Customers Expect Congruence
Customers’ views and expectations are now in the driving seat when it comes to defining brand values. They dictate not only which brands, but also what factors define good or bad. It is these expectations that brands need to meet to succeed. Consumers do not only expect good quality and competitively priced goods and services. Increasingly, consumers expect to be able to trust a brand’s marketing to be congruent with their actual experience across all touch points.
Slick marketing strategies that ignore customer experience expectations do so at their peril. Recently major brands with big marketing spends have found themselves in hot water over customer service scandals that are certainly not congruent with their marketing messages. Crises like the Volkswagen’s car emissions rigging and the Talk Talk internet provider’s security lapses that led to non-encrypted customer records being hacked, illustrate the point well. The upshot of these scandals was a brand image meltdown with months of outraged customers on social media and general media, airing doubts about their ability to trust them.
Most recently Samsung have had to discontinue their Galaxy 7 mobile phone amid social media video reports, by worried customers, showing it bursting into flames. Unfortunately replacement phones that Samsung sent also inexplicably set alight. Analysts report that this brouhaha could cost Samsung $9.5 billion in lost sales and put a further $5.1 billion dent in profit. Unsurprisingly their share price plummeted by around 8% in the first few days after the news broke.
Quite apart from the devastating financial losses and catastrophic damage to these brand’s reputations – think about it – how effective do you think their marketing efforts will be in the not too distant future?
No business is immune from crisis, but the key issue that came out of these crises is that customers have lost confidence in the brand.
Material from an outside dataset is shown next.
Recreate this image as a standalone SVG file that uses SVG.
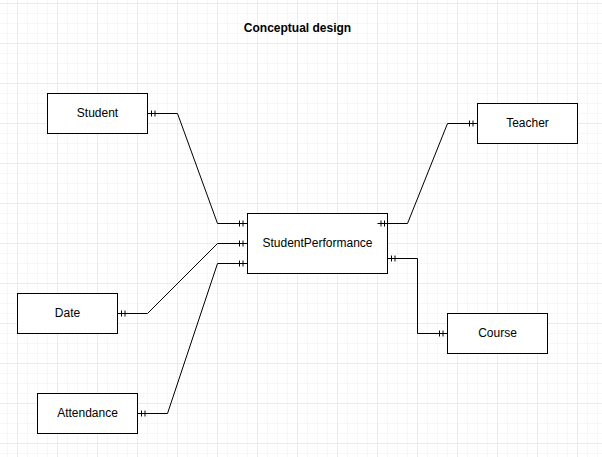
<svg xmlns="http://www.w3.org/2000/svg" width="602" height="457" viewBox="0 0 602 457">
<defs>
<pattern id="minor" x="7" y="3" width="10" height="10" patternUnits="userSpaceOnUse">
<path d="M0 0H10M0 0V10" fill="none" stroke="#f0f0f0" stroke-width="1"/>
</pattern>
<pattern id="major" x="17" y="3" width="40" height="40" patternUnits="userSpaceOnUse">
<path d="M0 0H40M0 0V40" fill="none" stroke="#e0e0e0" stroke-width="1"/>
</pattern>
</defs>
<style>
.box{fill:#ffffff;stroke:#000000;stroke-width:1}
.lbl{font-family:"Liberation Sans",Arial,sans-serif;font-size:12px;fill:#000000;text-anchor:middle;dominant-baseline:central}
.title{font-family:"Liberation Sans",Arial,sans-serif;font-size:12px;font-weight:bold;fill:#000000;text-anchor:middle;dominant-baseline:central}
.edge{fill:none;stroke:#000000;stroke-width:1}
</style>
<rect width="602" height="457" fill="#ffffff"/>
<rect width="602" height="457" fill="url(#minor)"/>
<rect width="602" height="457" fill="url(#major)"/>
<text class="title" x="297.5" y="27.5">Conceptual design</text>
<g id="student"><rect class="box" x="47.5" y="93.5" width="100" height="40"/><text class="lbl" x="97.5" y="113">Student</text></g>
<g id="teacher"><rect class="box" x="477.5" y="103.5" width="100" height="40"/><text class="lbl" x="527.5" y="123">Teacher</text></g>
<g id="studentperformance"><rect class="box" x="247.5" y="213.5" width="140" height="60"/><text class="lbl" x="317.5" y="243">StudentPerformance</text></g>
<g id="date"><rect class="box" x="17.5" y="293.5" width="100" height="40"/><text class="lbl" x="67.5" y="313">Date</text></g>
<g id="course"><rect class="box" x="447.5" y="313.5" width="100" height="40"/><text class="lbl" x="497.5" y="333">Course</text></g>
<g id="attendance"><rect class="box" x="37.5" y="393.5" width="100" height="40"/><text class="lbl" x="87.5" y="413">Attendance</text></g>
<g id="connectors" class="edge">
<path d="M147.5 113.5H177.5L217.5 223.5H247.5"/>
<path d="M151.5 110.5V116.5M155 110.5V116.5M239.5 220.5V226.5M243 220.5V226.5"/>
<path d="M117.5 313.5H147.5L217.5 243.5H247.5"/>
<path d="M121.5 310.5V316.5M125 310.5V316.5M239.5 240.5V246.5M243 240.5V246.5"/>
<path d="M137.5 413.5H167.5L217.5 263.5H247.5"/>
<path d="M141.5 410.5V416.5M145 410.5V416.5M239.5 260.5V266.5M243 260.5V266.5"/>
<path d="M377.5 223.5H407.5L447.5 123.5H477.5"/>
<path d="M381 220.5V226.5M384.5 220.5V226.5M469.5 120.5V126.5M473 120.5V126.5"/>
<path d="M387.5 258.5H417.5V333.5H447.5"/>
<path d="M391.5 255.5V261.5M395 255.5V261.5M439.5 330.5V336.5M443 330.5V336.5"/>
</g>
</svg>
Furthermore they also expressed concerns that there had been a breach of trust leading to suspicion about whether profit rather than customer needs were central to these business models.
There are three main keys to successfully marketing a brand in the digital age:
- Recognize that the power lies with the customer –“The Power Of One.” The brand’s role is to facilitate this power through customer-centric business objectives
- Devise a strategy that respects the new currencies of trust and reputation by ensuring that your customer relations strategy meets expectations and is congruent with your marketing.
- Integrate your processes to create a seamless and more congruent customer experience – integrate departments and remove the siloes between marketing, customer service management and sales.